COVID-19 not solely responsible for varied level of symptoms: CCMB

The institute had started a genome research on the samples of Covid-19-positive patients in the State in May.

Published: 07th August 2020 07:40 AM  |   Last Updated: 07th August 2020 07:40 AM   |  A+A-

Coronavirus, Vaccine

For representational purposes (Photo | Shekhar Yadav, EPS)

Express News Service

HYDERABAD: A study by the Centre for Cellular and Molecular Biology (CCMB) in Hyderabad has identified that the Covid-19 virus itself is not responsible for the varied level of symptoms witnessed in patients.

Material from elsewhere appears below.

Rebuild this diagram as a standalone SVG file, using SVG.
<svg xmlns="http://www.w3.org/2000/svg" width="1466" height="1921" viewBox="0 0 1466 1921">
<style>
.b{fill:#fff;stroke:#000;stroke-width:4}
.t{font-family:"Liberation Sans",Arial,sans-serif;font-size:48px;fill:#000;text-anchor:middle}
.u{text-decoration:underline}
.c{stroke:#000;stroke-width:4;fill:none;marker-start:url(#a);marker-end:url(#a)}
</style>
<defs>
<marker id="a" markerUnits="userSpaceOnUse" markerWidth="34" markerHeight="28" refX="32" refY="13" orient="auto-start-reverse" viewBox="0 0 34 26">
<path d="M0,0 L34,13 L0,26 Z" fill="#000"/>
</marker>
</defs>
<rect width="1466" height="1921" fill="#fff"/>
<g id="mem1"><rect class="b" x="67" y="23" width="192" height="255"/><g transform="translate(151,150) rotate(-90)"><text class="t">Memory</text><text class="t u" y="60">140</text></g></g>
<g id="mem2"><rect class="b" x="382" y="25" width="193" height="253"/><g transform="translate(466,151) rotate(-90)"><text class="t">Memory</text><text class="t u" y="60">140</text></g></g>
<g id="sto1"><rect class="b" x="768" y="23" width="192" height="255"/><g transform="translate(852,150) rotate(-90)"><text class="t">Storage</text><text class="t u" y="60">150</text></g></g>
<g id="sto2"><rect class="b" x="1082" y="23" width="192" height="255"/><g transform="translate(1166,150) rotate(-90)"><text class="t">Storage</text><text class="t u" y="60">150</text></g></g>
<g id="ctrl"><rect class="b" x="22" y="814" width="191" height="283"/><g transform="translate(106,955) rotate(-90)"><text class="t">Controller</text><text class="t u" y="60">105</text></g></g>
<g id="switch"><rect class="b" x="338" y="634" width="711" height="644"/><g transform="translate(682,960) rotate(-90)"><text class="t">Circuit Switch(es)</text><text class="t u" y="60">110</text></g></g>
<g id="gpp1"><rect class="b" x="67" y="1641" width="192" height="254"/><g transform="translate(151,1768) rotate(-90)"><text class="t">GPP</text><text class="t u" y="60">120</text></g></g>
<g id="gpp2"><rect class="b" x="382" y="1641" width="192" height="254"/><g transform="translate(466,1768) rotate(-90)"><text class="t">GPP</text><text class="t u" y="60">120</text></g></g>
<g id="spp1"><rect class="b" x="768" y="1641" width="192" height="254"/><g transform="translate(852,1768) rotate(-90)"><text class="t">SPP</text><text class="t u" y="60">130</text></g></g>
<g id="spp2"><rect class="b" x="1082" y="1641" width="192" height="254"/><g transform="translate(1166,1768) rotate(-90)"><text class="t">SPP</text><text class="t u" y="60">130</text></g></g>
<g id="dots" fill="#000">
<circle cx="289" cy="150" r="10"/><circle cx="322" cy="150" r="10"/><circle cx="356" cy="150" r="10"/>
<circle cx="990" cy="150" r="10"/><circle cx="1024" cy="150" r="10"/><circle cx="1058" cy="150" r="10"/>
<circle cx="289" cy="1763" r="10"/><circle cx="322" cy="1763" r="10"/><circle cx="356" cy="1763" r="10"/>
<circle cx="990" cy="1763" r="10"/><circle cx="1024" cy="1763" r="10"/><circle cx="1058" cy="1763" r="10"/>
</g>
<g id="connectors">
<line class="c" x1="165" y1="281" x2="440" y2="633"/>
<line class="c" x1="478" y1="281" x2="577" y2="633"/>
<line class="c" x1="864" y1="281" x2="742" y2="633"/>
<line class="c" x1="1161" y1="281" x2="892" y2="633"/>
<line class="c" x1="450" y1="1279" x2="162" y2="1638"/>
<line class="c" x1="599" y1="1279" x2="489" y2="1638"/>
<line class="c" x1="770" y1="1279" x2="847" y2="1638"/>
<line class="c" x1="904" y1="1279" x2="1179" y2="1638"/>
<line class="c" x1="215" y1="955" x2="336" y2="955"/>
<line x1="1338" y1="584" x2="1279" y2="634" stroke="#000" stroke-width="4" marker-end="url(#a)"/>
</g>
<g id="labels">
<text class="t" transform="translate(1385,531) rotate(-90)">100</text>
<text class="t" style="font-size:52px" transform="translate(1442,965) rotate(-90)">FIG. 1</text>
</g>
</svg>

Speaking to The New Indian Express, CCMB Director Rakesh Mishra said that the Ribonucleic acid (RNA) of the virus did not change in the host, therefore hinting that the genome pool of the population could be one of the main reasons that a certain section of the population was asymptomatic, while the other witnesses a high mortality rate.

The institute had started a genome research on the samples of Covid-19-positive patients in the State in May. This was to study why close to 60-70 per cent of the patients in Telangana were asymptomatic, while the rest required intensive treatment.  Dr Mishra had then said that the research would help understand one of the two things - was the virus different in 40 per cent of the patients, or did 60 per cent of the patients have differences in their genes when compared to the rest of the positive patients.

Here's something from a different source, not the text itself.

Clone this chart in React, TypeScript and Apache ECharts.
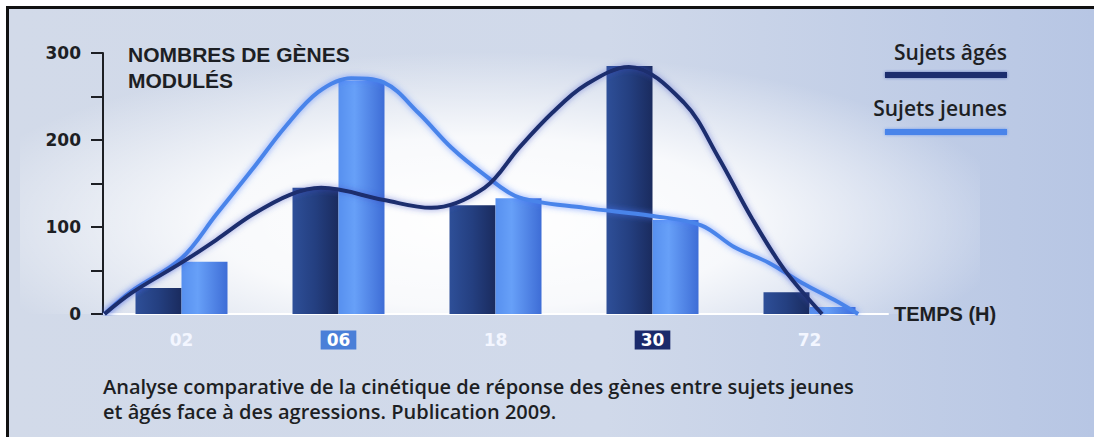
import React, { useEffect, useRef } from 'react';
import * as echarts from 'echarts';

// Sampling times (hours)
const categories = ['02', '06', '18', '30', '72'];
// Number of modulated genes per time point
const olderCounts = [30, 145, 125, 285, 25];
const youngerCounts = [60, 268, 133, 108, 8];
const yLabelValues = [0, 100, 200, 300];

// Trend curves: [position on the time scale (category index), genes]
const olderCurve: [number, number][] = [
  [-0.49, 0], [-0.32, 24], [0, 59], [0.22, 85], [0.45, 114], [0.69, 137], [0.89, 145],
  [1.29, 131], [1.59, 122], [1.93, 145], [2.15, 191], [2.36, 231], [2.57, 263],
  [2.85, 284], [3.2, 243], [3.42, 180], [3.63, 111], [3.84, 51], [4.08, 0],
];
const youngerCurve: [number, number][] = [
  [-0.49, 0], [-0.32, 26], [0, 64], [0.22, 114], [0.45, 166], [0.66, 215], [0.87, 255],
  [1.08, 271], [1.29, 266], [1.51, 231], [1.72, 191], [1.93, 160], [2.15, 134],
  [2.57, 122], [2.99, 113], [3.31, 102], [3.52, 77], [3.74, 59], [3.95, 36],
  [4.16, 16], [4.31, 0],
];

const seriesNames = ['Sujets âgés', 'Sujets jeunes'];
const yTitle = 'NOMBRES DE GÈNES\nMODULÉS';
const xTitle = 'TEMPS (H)';
const captionLines = [
  'Analyse comparative de la cinétique de réponse des gènes entre sujets jeunes',
  'et âgés face à des agressions. Publication 2009.',
];

const DARK = '#1c2e6e';
const LIGHT = '#4a84ea';
const INK = '#1d1f24';

export default function App() {
  const ref = useRef<HTMLDivElement>(null);

  useEffect(() => {
    if (!ref.current) return;
    const chart = echarts.init(ref.current, undefined, { renderer: 'svg' });

    const hGrad = (stops: [number, string][]) =>
      new echarts.graphic.LinearGradient(0, 0, 1, 0, stops.map(([offset, color]) => ({ offset, color })));

    chart.setOption({
      animation: false,
      backgroundColor: '#ffffff',
      grid: { left: 103, width: 785, top: 53, height: 261, containLabel: false },
      xAxis: [
        {
          type: 'category',
          data: categories,
          boundaryGap: true,
          name: xTitle,
          nameLocation: 'end',
          nameGap: 6,
          nameTextStyle: {
            color: INK,
            fontFamily: 'Liberation Sans',
            fontWeight: 'bold',
            fontSize: 20,
            verticalAlign: 'middle',
            align: 'left',
            padding: [10, 0, 0, 0],
          },
          axisLine: { lineStyle: { color: '#ffffff', width: 2 } },
          axisTick: { alignWithLabel: true, length: 10, lineStyle: { color: '#ffffff', width: 2 } },
          axisLabel: {
            margin: 17,
            formatter: (v: string) => (v === '06' ? `{hl|${v}}` : v === '30' ? `{dk|${v}}` : `{pl|${v}}`),
            rich: {
              pl: { color: '#f3f6ff', fontFamily: 'DejaVu Sans', fontWeight: 'bold', fontSize: 17, padding: [1, 6], lineHeight: 18 },
              hl: { color: '#ffffff', backgroundColor: '#4a7fd8', fontFamily: 'DejaVu Sans', fontWeight: 'bold', fontSize: 17, padding: [1, 6], lineHeight: 18 },
              dk: { color: '#ffffff', backgroundColor: '#1b2a6b', fontFamily: 'DejaVu Sans', fontWeight: 'bold', fontSize: 17, padding: [1, 6], lineHeight: 18 },
            },
          },
          splitLine: { show: false },
        },
        {
          type: 'value',
          min: -0.5,
          max: 4.5,
          show: false,
        },
      ],
      yAxis: {
        type: 'value',
        min: 0,
        max: 300,
        interval: 50,
        axisLine: { show: true, onZero: false, lineStyle: { color: INK, width: 2 } },
        axisTick: { show: true, length: 12, lineStyle: { color: INK, width: 2 } },
        axisLabel: {
          margin: 22,
          color: INK,
          fontFamily: 'DejaVu Sans',
          fontWeight: 'bold',
          fontSize: 17,
          formatter: (v: number) => (yLabelValues.includes(v) ? String(v) : ''),
        },
        splitLine: { show: false },
      },
      graphic: [
        // page frame and backdrop
        {
          type: 'rect',
          z: -20,
          shape: { x: 9, y: 9, width: 1085, height: 428 },
          style: {
            fill: new echarts.graphic.LinearGradient(0, 0, 1, 0, [
              { offset: 0, color: '#d2dae9' },
              { offset: 0.55, color: '#d0d9ea' },
              { offset: 1, color: '#b7c6e4' },
            ]),
          },
        },
        {
          type: 'rect',
          z: -19,
          shape: { x: 20, y: 9, width: 960, height: 305 },
          style: {
            fill: new echarts.graphic.RadialGradient(0.48, 0.7, 0.56, [
              { offset: 0, color: 'rgba(255,255,255,1)' },
              { offset: 0.5, color: 'rgba(255,255,255,0.85)' },
              { offset: 1, color: 'rgba(255,255,255,0)' },
            ]),
          },
        },
        { type: 'rect', z: 10, shape: { x: 6, y: 6, width: 1088, height: 3 }, style: { fill: '#111111' } },
        { type: 'rect', z: 10, shape: { x: 6, y: 6, width: 3, height: 431 }, style: { fill: '#111111' } },
        // y-axis title
        {
          type: 'text',
          z: 10,
          x: 128,
          y: 41,
          style: {
            text: yTitle,
            fill: INK,
            font: 'bold 21px "Liberation Sans"',
            lineHeight: 26,
          },
        },
        // legend
        {
          type: 'text',
          z: 10,
          x: 1007,
          y: 41,
          style: { text: seriesNames[0], fill: INK, font: '600 21px "Open Sans"', align: 'right' },
        },
        { type: 'rect', z: 10, shape: { x: 885, y: 72, width: 122, height: 6 }, style: { fill: DARK, shadowBlur: 3, shadowColor: 'rgba(40,60,160,0.6)' } },
        {
          type: 'text',
          z: 10,
          x: 1007,
          y: 97,
          style: { text: seriesNames[1], fill: INK, font: '600 21px "Open Sans"', align: 'right' },
        },
        { type: 'rect', z: 10, shape: { x: 885, y: 129, width: 122, height: 6 }, style: { fill: LIGHT, shadowBlur: 3, shadowColor: 'rgba(60,120,240,0.6)' } },
        // caption, one text per line
        ...captionLines.map((line, i) => ({
          type: 'text',
          z: 10,
          x: 103,
          y: 386 + i * 25,
          style: { text: line, fill: INK, font: '600 20px "Open Sans"', verticalAlign: 'middle' },
        })),
      ],
      series: [
        {
          name: seriesNames[0],
          type: 'bar',
          xAxisIndex: 0,
          data: olderCounts,
          barWidth: 46,
          barGap: '0%',
          itemStyle: {
            color: hGrad([
              [0, '#2e4f98'],
              [0.5, '#243f80'],
              [1, '#1a2b5e'],
            ]),
          },
        },
        {
          name: seriesNames[1],
          type: 'bar',
          xAxisIndex: 0,
          data: youngerCounts,
          barWidth: 46,
          itemStyle: {
            color: hGrad([
              [0, '#5790ef'],
              [0.35, '#67a0f8'],
              [1, '#3e6dd6'],
            ]),
          },
        },
        {
          name: seriesNames[1],
          type: 'line',
          xAxisIndex: 1,
          data: youngerCurve,
          smooth: 0.35,
          symbol: 'none',
          z: 4,
          lineStyle: { color: LIGHT, width: 4, shadowBlur: 6, shadowColor: 'rgba(70,120,255,0.7)' },
        },
        {
          name: seriesNames[0],
          type: 'line',
          xAxisIndex: 1,
          data: olderCurve,
          smooth: 0.35,
          symbol: 'none',
          z: 5,
          lineStyle: { color: DARK, width: 4, shadowBlur: 6, shadowColor: 'rgba(60,80,200,0.6)' },
        },
      ],
    });

    return () => chart.dispose();
  }, []);

  return (
    <div
      ref={ref}
      style={{ position: 'absolute', left: 0, top: 0, width: 1094, height: 437 }}
    />
  );
}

“After three months of research, we have ruled out the first possibility. The virus and its RNA are not changing in the host and are affecting people differently. Therefore, we are working towards finding out if the genome of the patient is the underlying reason for difference in asymptomatic and moderately symptomatic people. Having said that, we have a varied loci of gene pools and studying multiple loci will take time, so we will be able to come to an understanding in another month or so,” he said.

When asked if the research would help in the development of a vaccine or a treatment for Covid-19, he said, “I feel it would not be very helpful. It may definitely help us understand the dynamic nature of the virus, and that may be helpful in the development of a vaccine. But all of this will depend on the result of our research.”